Since faith-based attacks on women's rights in Israel have received some muddled coverage let me pause for a bit of background. There are two quite different forms of Jewish religious extremism in Israel. One is the religious nationalist right, which treats the state, the military, and the Whole Land of Israel-including the West Bank -as sacred. It suffers acute ambivalence toward mainstream Israeli society: lauding it for building a Jewish state while angrily attacking it for its secularism, pragmatism, and willingness to give up "liberated" territory. That community's strongest base is in West Bank settlements. The other form of religious reaction is ultra-Orthodoxy, a community that tries to segregate itself as much as possible from what it sees as the godless society around it. Most ultra-Orthodox men avoid the Israeli draft through an exemption for full-time students at yeshivot, or religious seminaries.

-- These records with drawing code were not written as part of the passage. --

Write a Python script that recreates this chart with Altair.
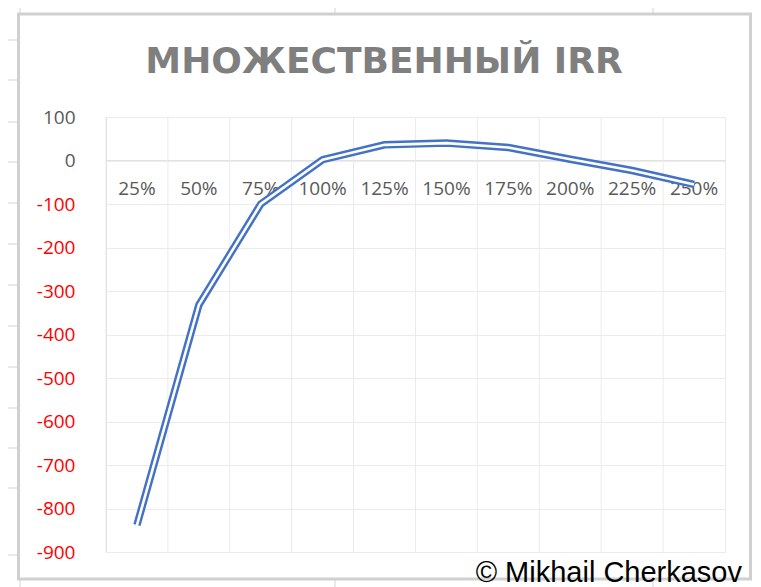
import altair as alt
import pandas as pd

# ---- data ----
categories = ["25%", "50%", "75%", "100%", "125%", "150%", "175%", "200%", "225%", "250%"]
irr_values = [-838, -332, -100, 2, 36, 40, 30, 3, -23, -55]
y_ticks = [100, 0, -100, -200, -300, -400, -500, -600, -700, -800, -900]
title_text = "МНОЖЕСТВЕННЫЙ IRR"
credit_text = "© Mikhail Cherkasov"

df = pd.DataFrame({"cat": categories, "irr": irr_values})

W, H = 619, 435
GRID = "#EBEBEB"
AXIS_LINE = "#D9D9D9"
SHEET = "#D4D4D4"
BLUE = "#4472C4"
LABEL = "#595959"

x_scale = alt.Scale(type="band", paddingInner=0, paddingOuter=0)
x_axis = alt.Axis(
    title=None, grid=False, ticks=False, labelAngle=0,
    labelFont="Open Sans", labelFontSize=19, labelColor=LABEL,
    labelPadding=19, domainColor=AXIS_LINE, domainWidth=1,
    offset=-391.5, labelOverlap=False,
)
y_axis = alt.Axis(
    title=None, values=y_ticks, grid=True, gridColor=GRID, gridWidth=1,
    ticks=False, domain=True, domainColor=AXIS_LINE, domainWidth=1,
    labelFont="Open Sans", labelFontSize=19, labelPadding=31,
    labelColor=alt.condition("datum.value < 0", alt.value("#FF0000"), alt.value(LABEL)),
    labelExpr="datum.value + ''",
)
x_enc = alt.X("cat:N", sort=categories, scale=x_scale, axis=x_axis)
y_enc = alt.Y("irr:Q", scale=alt.Scale(domain=[-900, 100], nice=False, zero=False), axis=y_axis)

one = pd.DataFrame({"d": [0]})


def seg(x1, x2, y1, y2, color=SHEET, width=1):
    return alt.Chart(one).mark_rule(color=color, strokeWidth=width).encode(
        x=alt.value(x1), x2=alt.value(x2), y=alt.value(y1), y2=alt.value(y2)
    )


# spreadsheet background lines (decoration, outside the chart frame)
deco = []
for cx in [-86, 229, 547]:
    deco.append(seg(cx, cx, -109, -104))
    deco.append(seg(cx, cx, 463, 470))
for ry in [-77, -37, 5, 45, 86, 127, 168, 209, 250, 291, 331, 371, 438]:
    deco.append(seg(-98, -89, ry, ry))

frame = alt.Chart(one).mark_rect(fill="white", fillOpacity=0, stroke="#D0D0D0", strokeWidth=3).encode(
    x=alt.value(-87.5), x2=alt.value(644.5), y=alt.value(-103), y2=alt.value(462)
)

vgrid = alt.Chart(df).mark_rule(color=GRID, strokeWidth=1).encode(
    x=alt.X("cat:N", sort=categories, scale=x_scale, axis=x_axis, bandPosition=0)
)

line_outer = alt.Chart(df).mark_line(
    color=BLUE, strokeWidth=7.5, strokeCap="butt", strokeJoin="miter"
).encode(x=x_enc, y=y_enc)
line_inner = alt.Chart(df).mark_line(
    color="white", strokeWidth=2.6, strokeCap="butt", strokeJoin="miter"
).encode(x=x_enc, y=y_enc)

title = alt.Chart(pd.DataFrame({"t": [title_text]})).mark_text(
    font="DejaVu Sans", fontSize=36, fontWeight="bold", color="#7F7F7F",
    align="center", baseline="alphabetic",
).encode(x=alt.value(278), y=alt.value(-44), text="t:N")

credit = alt.Chart(pd.DataFrame({"t": [credit_text]})).mark_text(
    font="Liberation Sans", fontSize=29, color="#000000",
    align="right", baseline="alphabetic",
).encode(x=alt.value(636), y=alt.value(464.5), text="t:N")

chart = alt.layer(
    *deco, frame, vgrid, line_outer, line_inner, title, credit
).properties(
    width=W, height=H,
    padding={"left": 98, "top": 109, "right": 28, "bottom": 35},
    autosize=alt.AutoSizeParams(type="none"),
    background="white",
).configure_view(stroke=GRID, strokeWidth=1)

chart.save("out.html", embed_options={"renderer": "svg", "actions": False})
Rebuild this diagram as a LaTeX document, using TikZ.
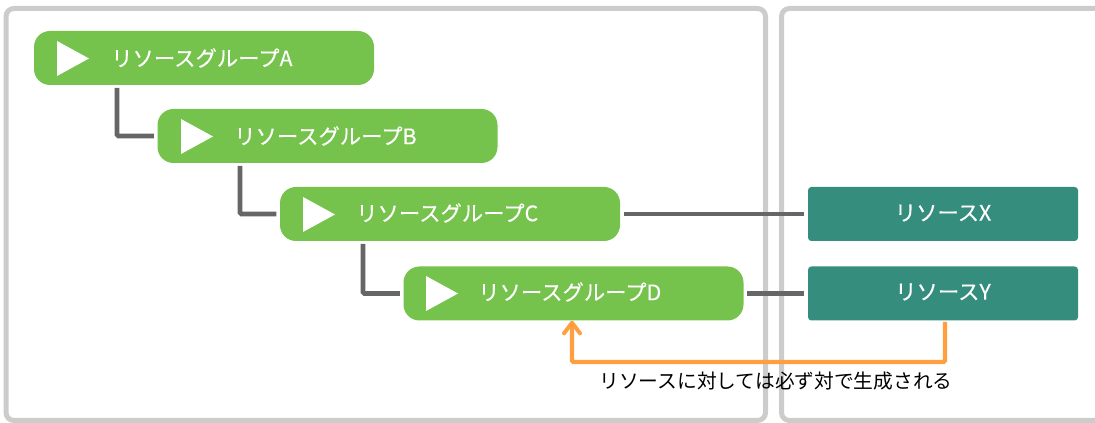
\documentclass[tikz,border=0pt]{standalone}
\usepackage{fontspec}
\setmainfont{Noto Sans CJK JP}
\newfontfamily\boldish[FakeBold=0.25]{Noto Sans CJK JP}
\usetikzlibrary{arrows.meta}
\definecolor{grp}{HTML}{75C34C}
\definecolor{res}{HTML}{358E7D}
\definecolor{pan}{HTML}{CCCCCC}
\definecolor{lnk}{HTML}{666666}
\definecolor{org}{HTML}{FF9F40}
\tikzset{
 panel/.style={draw=pan,line width=3.75pt,rounded corners=6pt},
 grpbox/.style={fill=grp,draw=none,rounded corners=12pt,minimum width=255pt,minimum height=40.5pt,inner sep=0pt},
 resbox/.style={fill=res,draw=none,rounded corners=2.5pt,minimum width=202.5pt,minimum height=40.5pt,inner sep=0pt},
 lbl/.style={text=white,font=\boldish\fontsize{16}{18}\selectfont,inner sep=0pt},
 tri/.style={fill=white,draw=none},
 lnkline/.style={draw=lnk,line width=3.4pt,shorten >=2.5pt,shorten <=2.5pt},
 tree/.style={draw=lnk,line width=3.4pt,shorten >=2.5pt,rounded corners=1pt},
 orgline/.style={draw=org,line width=3.2pt,rounded corners=1pt,-{Straight Barb[length=8pt,width=12pt,line width=3pt,round]},shorten >=0.5pt},
}
\begin{document}
\begin{tikzpicture}[x=0.75pt,y=-0.75pt]
\useasboundingbox (0,0) rectangle (1095,423);
\begin{scope}
\clip (0,0) rectangle (1095,423);
\draw[panel] (6,8.5) rectangle (765.5,420.5);
\draw[panel] (781.5,8.5) rectangle (1130,420.5);
\end{scope}
\node[grpbox] (A) at (204,58) {};
\node[grpbox] (B) at (327.5,136) {};
\node[grpbox] (C) at (450,214) {};
\node[grpbox] (D) at (573.5,293.5) {};
\node[resbox] (X) at (943,214) {};
\node[resbox] (Y) at (943,293.5) {};
\fill[tri] (57,41) -- (57,76) -- (89,58.5) -- cycle;
\fill[tri] (181,119) -- (181,154) -- (213,136.5) -- cycle;
\fill[tri] (303,197) -- (303,232) -- (335,214.5) -- cycle;
\fill[tri] (426,276) -- (426,311) -- (458,293.5) -- cycle;
\node[lbl,anchor=west] (tA) at (111,58) {リソースグループA};
\node[lbl,anchor=west] (tB) at (234,136) {リソースグループB};
\node[lbl,anchor=west] (tC) at (356,213) {リソースグループC};
\node[lbl,anchor=west] (tD) at (478,292) {リソースグループD};
\node[lbl] (tX) at (943,213) {リソースX};
\node[lbl] (tY) at (943,292) {リソースY};
\coordinate (a0) at (117,88);
\coordinate (b0) at (240,166);
\coordinate (c0) at (363,244);
\draw[tree] (a0) |- (B.west);
\draw[tree] (b0) |- (C.west);
\draw[tree] (c0) |- (D.west);
\draw[lnkline] (C.east) -- (X.west);
\draw[lnkline] (D.east) -- (Y.west);
\coordinate (y0) at (945,322);
\coordinate (d0) at (572,320);
\coordinate (bend) at (945,362);
\draw[orgline] (y0) -- (bend) -| (d0);
\node[text=black,font=\fontsize{14.8}{16}\selectfont,inner sep=0pt] (note) at (776,381) {リソースに対しては必ず対で生成される};
\end{tikzpicture}
\end{document}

The religious nationalist right, on the other hand, has become an ever-growing source of combat soldiers and officers. According to a study published in an army journal, with the author listed only by his first initial for secrecy's sake, the proportion of Orthodox men among graduates of the officers' training course for the infantry rose from 2.5 percent in 1990 to over 26 percent in 2008. (Just over one-eighth of all Israeli soldiers were Orthodox.) The change has been fed by two kinds of religious institutions with military ties: In hesder ("arrangement") yeshivot, men alternate between periods of religious study and stretches of active duty in their own separate platoons. In pre-army academies, men undergo a year of physical training and religious instruction before entering the army. In both cases, the instructors are likely to be rabbis for whom right-wing politics come straight from God.
The consequences of this shift began showing as Israel prepared for its 2005 withdrawal from Gaza. Sixty leading rabbis of the religious right-including the deans of several hesder yeshivot-issued a proclamation telling soldiers, "It is forbidden for any Jew to participate or assist in dismantling settlements." Other rabbis told their students to avoid evacuation duty without openly disobeying orders. To prevent an epidemic of insubordination, the army avoided assigning infantry units with large numbers of Orthodox soldiers to evacuate settlers. Nonetheless, the army reported that over sixty soldiers were court-martialed. The real number may be higher.
The Gaza settlements are gone. But the potential for revolt in the ranks is still very present. If Israel ever signs a peace agreement with the Palestinians, far more settlers will need to be evacuated from the West Bank. In the meantime, the army occasionally demolishes a few illegally built structures in one of the outposts, the tiny settlements put up since the 1990s to fill in the spaces between the bigger ones. Two years ago, a handful of hesder soldiers held up protest signs-first at a public ceremony, then at a West Bank base-to announce that they wouldn't evacuate settlers. Amid the public storm over politicization of the military, the Defense Ministry suspended a yeshivah with a particularly vocal and extreme dean from the hesder program.
It's no coincidence that the same dean, Rabbi Eliezer Melamed, has repeatedly declared in recent weeks that soldiers must disobey orders rather than listen to a woman sing. In his understanding of religious law, a woman singing in public is flagrant immodesty, and women should be silent lest men should become aroused. But his columns in the settler newspaper Besheva make clear that larger issues are at stake. One is power: "Religious law takes precedence over the army's standing orders," he wrote. Religious law, in this case, means the instructions of the rabbis of the radical right. Another issue, in Melamed's view, is whether Israeli society will be guided by rampant post-modernist secularism, the spiritual successor of communism, or by religion. The forces of secularism, in his description, favor sexual permissiveness and oppose West Bank settlement.
To rephrase that slightly, in a manner that Melamed and his colleagues would not accept though it expresses their strategy: For the moment, soldiers aren't being asked to evacuate settlements. Besides, calling for soldiers to mutiny over the obviously political issue of West Bank settlement unites most of the country-including many religious Jews-against the extremist rabbis.
But demanding that men not be required to hear a woman's voice, or serve in too close a proximity to women, is presented as purely an issue of conscience. The voice of conscience, supposedly, is the voice of the far-right clergy. And if the rabbis of the religious nationalist right can establish their prerogative to overrule military orders on this issue, they'll be in a stronger position when the question of settlements arises again.
Of course, silencing and segregating women is itself an intensely political issue, and the supposed protection of religious liberty violates the right to equality. But encapsulating women in the role of temptresses is merely the tactic. The strategic goal is enacting a reactionary political program costumed as religion.
But then, a strategy like that could only be followed in strange, far-away Middle Eastern country. If you're reading about this in America, pay no mind.